Morrissey – Low in High School

Quando inizi a far parlare di te più per quello che dici in giro che per la tua musica, c’è qualcosa che non va. Negli ultimi tempi siamo invasi da dichiarazioni di Morrissey, se qualcosa succede – dal caso Weinsten agli attentati dell’Isis – lui sa sempre dispensare pillole in pieno stile Bigmouth Strikes Again. Somiglia a quegli opinionisti d’assalto che riescono ad avere un’opinione su tutto, e terribili certezze.

Eppure non possiamo certo dimenticare che Morrissey è stato il cantore di un certo disagio giovanile, un poeta per chi ama crogiolarsi nei propri dilemmi. L’epica degli Smiths ancora oggi ci insegue, dopo aver battagliato con il nuovo millennio: ci sono pezzi che sono rimasti nella storia della musica, e nessuno li spazzerà via, fosse anche una dichiarazione di Morrissey. Quando si pensa a Manchester e alla sua musica gli Smiths sono uno di quei gruppi che saltano subito alla mente insieme a Joy Division e Oasis.

Tuttavia il mio approccio al nuovo album di Morrissey ha deciso di tenere da parte tutte queste considerazioni.
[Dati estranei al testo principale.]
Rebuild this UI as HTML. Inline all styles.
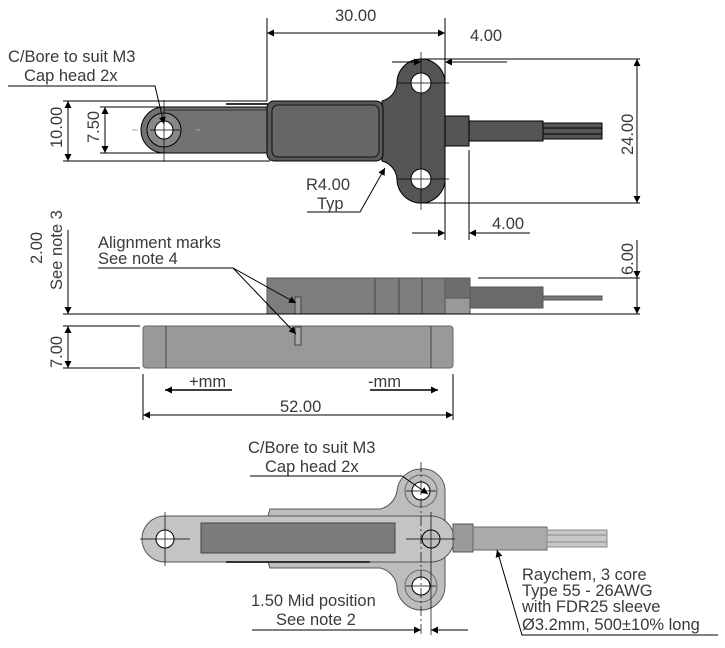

Chi è Morrissey, chi è stato, cosa dice, o cosa – più prevedibilmente – dirà. Sappiamo come negli ultimi tempi il dibattito sul rapporto tra opere d’arte e ogni genere di aspetto etico connesso a chi le realizza, sia tornato di moda – per quanto sia irresolubilmente personale la risposta al problema. Ma se vogliamo trattare l’opera d’arte nella sua accezione più pura tralasciamo pure ogni contorno, e ascoltiamo il disco liberamente.
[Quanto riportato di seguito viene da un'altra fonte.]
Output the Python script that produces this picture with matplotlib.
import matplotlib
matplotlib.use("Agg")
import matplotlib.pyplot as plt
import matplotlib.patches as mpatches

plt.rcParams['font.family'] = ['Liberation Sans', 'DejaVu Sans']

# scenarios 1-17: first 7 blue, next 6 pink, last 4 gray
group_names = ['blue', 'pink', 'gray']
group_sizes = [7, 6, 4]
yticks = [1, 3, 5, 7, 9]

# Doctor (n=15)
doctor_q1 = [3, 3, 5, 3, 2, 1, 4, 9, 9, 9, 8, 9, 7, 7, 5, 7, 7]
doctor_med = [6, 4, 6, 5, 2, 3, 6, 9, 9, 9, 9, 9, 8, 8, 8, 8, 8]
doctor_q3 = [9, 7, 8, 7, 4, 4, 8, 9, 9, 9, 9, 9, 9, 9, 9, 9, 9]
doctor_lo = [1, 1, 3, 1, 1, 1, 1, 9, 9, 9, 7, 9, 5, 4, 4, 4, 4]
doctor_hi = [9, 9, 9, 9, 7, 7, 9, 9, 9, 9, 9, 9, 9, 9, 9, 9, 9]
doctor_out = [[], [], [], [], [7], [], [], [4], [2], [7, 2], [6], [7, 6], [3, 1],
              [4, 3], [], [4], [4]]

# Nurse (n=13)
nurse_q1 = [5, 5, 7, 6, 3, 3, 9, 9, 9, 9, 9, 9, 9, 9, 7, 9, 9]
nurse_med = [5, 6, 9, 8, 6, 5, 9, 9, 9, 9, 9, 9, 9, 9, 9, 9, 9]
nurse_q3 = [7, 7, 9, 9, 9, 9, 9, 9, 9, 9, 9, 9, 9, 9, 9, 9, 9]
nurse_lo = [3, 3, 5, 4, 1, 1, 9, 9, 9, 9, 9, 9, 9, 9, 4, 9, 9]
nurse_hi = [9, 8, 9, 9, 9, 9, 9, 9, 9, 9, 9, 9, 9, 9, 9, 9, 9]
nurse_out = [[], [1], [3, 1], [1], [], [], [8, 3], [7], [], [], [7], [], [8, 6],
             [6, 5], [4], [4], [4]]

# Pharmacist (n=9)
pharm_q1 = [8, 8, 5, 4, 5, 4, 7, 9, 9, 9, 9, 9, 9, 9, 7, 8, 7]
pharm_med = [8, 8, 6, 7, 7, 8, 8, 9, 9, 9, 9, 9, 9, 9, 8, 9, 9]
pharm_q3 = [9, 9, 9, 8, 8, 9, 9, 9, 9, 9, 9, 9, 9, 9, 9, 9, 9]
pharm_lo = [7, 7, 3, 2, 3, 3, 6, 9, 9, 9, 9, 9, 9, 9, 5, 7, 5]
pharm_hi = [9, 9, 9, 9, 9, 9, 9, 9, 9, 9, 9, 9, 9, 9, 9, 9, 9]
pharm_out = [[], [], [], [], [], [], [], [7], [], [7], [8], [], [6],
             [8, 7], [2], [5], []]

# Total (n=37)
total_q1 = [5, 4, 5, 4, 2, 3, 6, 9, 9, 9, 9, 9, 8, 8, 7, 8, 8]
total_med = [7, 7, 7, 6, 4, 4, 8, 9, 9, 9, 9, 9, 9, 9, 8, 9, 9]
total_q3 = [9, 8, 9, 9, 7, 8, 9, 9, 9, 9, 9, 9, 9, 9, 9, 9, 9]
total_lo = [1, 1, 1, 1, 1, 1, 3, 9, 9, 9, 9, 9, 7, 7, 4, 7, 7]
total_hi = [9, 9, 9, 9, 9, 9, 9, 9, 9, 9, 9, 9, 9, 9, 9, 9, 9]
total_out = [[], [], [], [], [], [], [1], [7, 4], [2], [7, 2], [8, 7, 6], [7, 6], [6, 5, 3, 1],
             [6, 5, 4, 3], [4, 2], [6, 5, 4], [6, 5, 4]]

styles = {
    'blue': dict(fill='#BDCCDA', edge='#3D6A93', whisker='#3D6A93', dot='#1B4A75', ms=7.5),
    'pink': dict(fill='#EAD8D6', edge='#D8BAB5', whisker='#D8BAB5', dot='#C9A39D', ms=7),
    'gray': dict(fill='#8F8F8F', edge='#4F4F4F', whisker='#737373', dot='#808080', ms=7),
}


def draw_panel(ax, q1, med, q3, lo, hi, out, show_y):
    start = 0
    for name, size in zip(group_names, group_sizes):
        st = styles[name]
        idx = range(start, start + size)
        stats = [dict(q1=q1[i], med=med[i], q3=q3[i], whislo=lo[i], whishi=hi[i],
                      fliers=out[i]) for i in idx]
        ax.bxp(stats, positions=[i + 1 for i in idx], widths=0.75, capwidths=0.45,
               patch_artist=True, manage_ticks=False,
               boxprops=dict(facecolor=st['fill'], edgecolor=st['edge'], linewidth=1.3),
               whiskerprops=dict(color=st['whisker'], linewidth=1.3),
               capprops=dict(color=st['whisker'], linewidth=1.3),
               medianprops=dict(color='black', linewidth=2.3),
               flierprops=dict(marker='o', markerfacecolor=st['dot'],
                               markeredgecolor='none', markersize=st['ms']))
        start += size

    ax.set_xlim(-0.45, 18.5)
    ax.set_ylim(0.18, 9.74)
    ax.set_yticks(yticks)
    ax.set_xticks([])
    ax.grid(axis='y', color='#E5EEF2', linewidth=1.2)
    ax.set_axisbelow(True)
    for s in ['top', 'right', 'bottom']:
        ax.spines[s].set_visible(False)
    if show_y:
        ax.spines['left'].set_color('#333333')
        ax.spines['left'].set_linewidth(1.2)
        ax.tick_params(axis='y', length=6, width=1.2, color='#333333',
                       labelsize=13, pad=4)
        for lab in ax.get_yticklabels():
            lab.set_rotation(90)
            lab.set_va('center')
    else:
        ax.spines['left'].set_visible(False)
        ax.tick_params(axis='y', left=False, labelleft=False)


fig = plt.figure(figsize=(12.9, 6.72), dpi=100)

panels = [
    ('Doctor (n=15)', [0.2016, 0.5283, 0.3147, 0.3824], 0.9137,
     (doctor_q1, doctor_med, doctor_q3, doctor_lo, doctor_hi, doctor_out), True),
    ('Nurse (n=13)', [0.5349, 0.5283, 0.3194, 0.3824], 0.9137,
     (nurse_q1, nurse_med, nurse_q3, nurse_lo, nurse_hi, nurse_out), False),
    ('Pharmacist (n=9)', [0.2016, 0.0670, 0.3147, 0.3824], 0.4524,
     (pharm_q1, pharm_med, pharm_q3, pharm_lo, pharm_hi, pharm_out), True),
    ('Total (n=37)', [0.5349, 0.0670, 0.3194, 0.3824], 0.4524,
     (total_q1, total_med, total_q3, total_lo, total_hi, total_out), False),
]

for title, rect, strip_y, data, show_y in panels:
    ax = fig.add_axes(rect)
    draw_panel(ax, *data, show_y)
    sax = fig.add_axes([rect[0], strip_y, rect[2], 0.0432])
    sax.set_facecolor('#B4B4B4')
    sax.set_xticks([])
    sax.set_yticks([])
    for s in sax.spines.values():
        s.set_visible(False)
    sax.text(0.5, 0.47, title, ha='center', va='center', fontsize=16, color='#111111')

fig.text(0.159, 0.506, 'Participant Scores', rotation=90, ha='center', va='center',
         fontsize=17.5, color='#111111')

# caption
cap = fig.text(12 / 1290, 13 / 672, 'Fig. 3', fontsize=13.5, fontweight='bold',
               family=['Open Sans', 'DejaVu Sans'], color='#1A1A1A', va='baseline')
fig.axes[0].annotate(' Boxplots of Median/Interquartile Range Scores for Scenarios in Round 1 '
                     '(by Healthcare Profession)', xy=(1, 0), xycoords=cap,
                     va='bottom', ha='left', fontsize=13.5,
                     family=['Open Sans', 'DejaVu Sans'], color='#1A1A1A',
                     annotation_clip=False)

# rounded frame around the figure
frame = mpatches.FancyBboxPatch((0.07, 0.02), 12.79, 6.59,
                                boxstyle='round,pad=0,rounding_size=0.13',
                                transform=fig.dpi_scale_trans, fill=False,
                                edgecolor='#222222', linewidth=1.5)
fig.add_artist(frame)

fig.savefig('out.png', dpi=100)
La prima domanda che si insinuerà nel cervello sarà allora: Steven Morrissey, where art thou? – dove sono le illuminanti passeggiate con Keats, Yeats e Wilde nei cimiteri inglesi, dov’è quella divinità a cui invocavi di farti avere quello che volevi dalla vita per una volta tanto, dove sono le tue battaglie intime, i mostri, i giochi di parole no sense alla Some Girls are Bigger Than Others, e la sacra ispirazione? Low in High School è soprattutto un disco non ispirato, un surplus dove persino i mantra che potrebbero evocare i nostri tempi imbevuti di Brexit e Trump suonano fuori-tempo. E non al passo e ritmo.
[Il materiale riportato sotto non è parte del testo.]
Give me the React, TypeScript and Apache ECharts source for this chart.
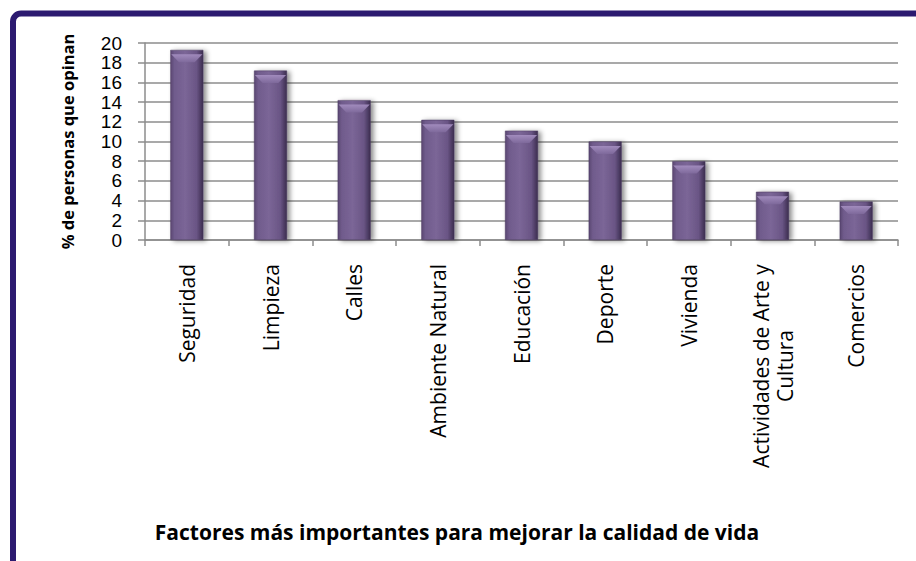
import React, { useEffect, useRef } from "react";
import * as echarts from "echarts";

const categories = [
  "Seguridad",
  "Limpieza",
  "Calles",
  "Ambiente Natural",
  "Educación",
  "Deporte",
  "Vivienda",
  "Actividades de Arte y\nCultura",
  "Comercios",
];
const values = [19.3, 17.2, 14.2, 12.2, 11.1, 10.0, 8.0, 4.9, 3.9];
const yTicks = { min: 0, max: 20, interval: 2 };
const yAxisName = "% de personas que opinan";
const xAxisTitle = "Factores más importantes para mejorar la calidad de vida";

const LABEL_FONT = "21px 'Open Sans'";

function measure(text: string): number {
  const c = document.createElement("canvas").getContext("2d");
  if (!c) return text.length * 10;
  c.font = LABEL_FONT;
  return c.measureText(text).width;
}

export default function App() {
  const ref = useRef<HTMLDivElement>(null);
  useEffect(() => {
    if (!ref.current) return;
    const chart = echarts.init(ref.current, null, { renderer: "svg" });
    const barGrad = new echarts.graphic.LinearGradient(0, 0, 1, 0, [
      { offset: 0, color: "#5a4772" },
      { offset: 0.12, color: "#705b8c" },
      { offset: 0.45, color: "#7b6697" },
      { offset: 0.8, color: "#6a5585" },
      { offset: 1, color: "#3b2d4f" },
    ]);
    const capGrad = new echarts.graphic.LinearGradient(0, 0, 0, 1, [
      { offset: 0, color: "#a690c2" },
      { offset: 1, color: "#7f6a9c" },
    ]);
    const longest = Math.ceil(
      Math.max(...categories.flatMap((c) => c.split("\n")).map(measure))
    );
    chart.setOption({
      animation: false,
      backgroundColor: "#ffffff",
      grid: { left: 145, right: 18, top: 43, bottom: 321, containLabel: false },
      title: {
        text: xAxisTitle,
        left: 452,
        top: 516,
        textAlign: "center",
        textStyle: {
          fontFamily: "Open Sans",
          fontWeight: "bold",
          fontSize: 21,
          color: "#000",
        },
      },
      xAxis: {
        type: "category",
        data: categories,
        axisLine: { lineStyle: { color: "#8c8c8c", width: 1.5 } },
        axisTick: { show: true, length: 6, lineStyle: { color: "#8c8c8c", width: 1.5 } },
        axisLabel: {
          rotate: 90,
          interval: 0,
          margin: 24,
          fontFamily: "Open Sans",
          fontSize: 21,
          color: "#000",
          align: "right",
          verticalAlign: "middle",
          lineHeight: 24,
          formatter: (v: string) => {
            const lines = v.split("\n");
            if (lines.length < 2) return v;
            return lines.map((l) => "{c|" + l + "}").join("\n");
          },
          rich: {
            c: {
              fontFamily: "Open Sans",
              fontSize: 21,
              color: "#000",
              lineHeight: 24,
              align: "center",
              width: longest,
            },
          },
        },
      },
      yAxis: {
        type: "value",
        min: yTicks.min,
        max: yTicks.max,
        interval: yTicks.interval,
        name: yAxisName,
        nameLocation: "middle",
        nameRotate: 90,
        nameGap: 69,
        nameTextStyle: {
          fontFamily: "Open Sans",
          fontWeight: "bold",
          fontSize: 16.5,
          color: "#000",
        },
        axisLine: { show: true, lineStyle: { color: "#8c8c8c", width: 1.5 } },
        axisTick: { show: true, length: 7, lineStyle: { color: "#8c8c8c", width: 1.5 } },
        axisLabel: {
          margin: 23,
          fontFamily: "Liberation Sans",
          fontSize: 19,
          lineHeight: 17,
          color: "#000",
          showMinLabel: true,
          showMaxLabel: true,
          hideOverlap: false,
        },
        splitLine: { show: true, lineStyle: { color: "#8c8c8c", width: 1.5 } },
      },
      series: [
        {
          type: "bar",
          data: values,
          barWidth: 33,
          barGap: "-100%",
          itemStyle: {
            color: barGrad,
            borderColor: "#4a3a5e",
            borderWidth: 0.5,
            shadowColor: "rgba(0,0,0,0.45)",
            shadowBlur: 5,
            shadowOffsetX: 3,
            shadowOffsetY: 1,
          },
        },
        {
          type: "pictorialBar",
          data: values,
          symbol: "path://M0,0 L10,0 L7.5,3 L2.5,3 Z",
          symbolSize: [31, 8],
          symbolPosition: "end",
          symbolOffset: [0, "55%"],
          barGap: "-100%",
          z: 3,
          itemStyle: { color: capGrad, opacity: 0.9 },
        },
      ],
      graphic: [
        {
          type: "rect",
          shape: { x: 13, y: 13.5, width: 1000, height: 700, r: 8 },
          style: { fill: "none", stroke: "#2c1a70", lineWidth: 6 },
          z: 10,
        },
      ],
    });
    return () => chart.dispose();
  }, []);
  return (
    <div
      ref={ref}
      style={{ position: "fixed", left: 0, top: 0, width: 916, height: 561 }}
    />
  );
}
Il cantore ora ci suggerisce di innamorarci per scrollarci di dosso i tempi, All The Young People Must Fall In Love, ma la voce non è più quella di un tempo, anche se parliamo di uno dei più pezzi che più funziona nell’evocare certe atmosfere à la Smiths. Dico funziona perché per il resto pare di assistere al grigio tramonto dell’epopea-Morrissey, e già dal primissimo pezzo – My Love, I’d do anything for you – in cui sembra che ora il nostro cantore provi a giocare ai Depeche Mode. E che dire del ritmo spagnolo che si respira in The Girl From Tel Aviv Who Wouldn’t Kneel in cui Morrissey si fa crooner?

Spent the Day in the Bed. Morrissey ci aveva avvisati con quel titolo perfettamente smitshsiano che era il piccolo antipasto dell’intero nuovo lavoro. Il problema è che l’intero album scivola via come l’occasione mancata di fare i conti con l’Inghilterra di oggi, e tutti i suoi travagli. In questo il disco sembra mancato. Come un appuntamento che si rimanda.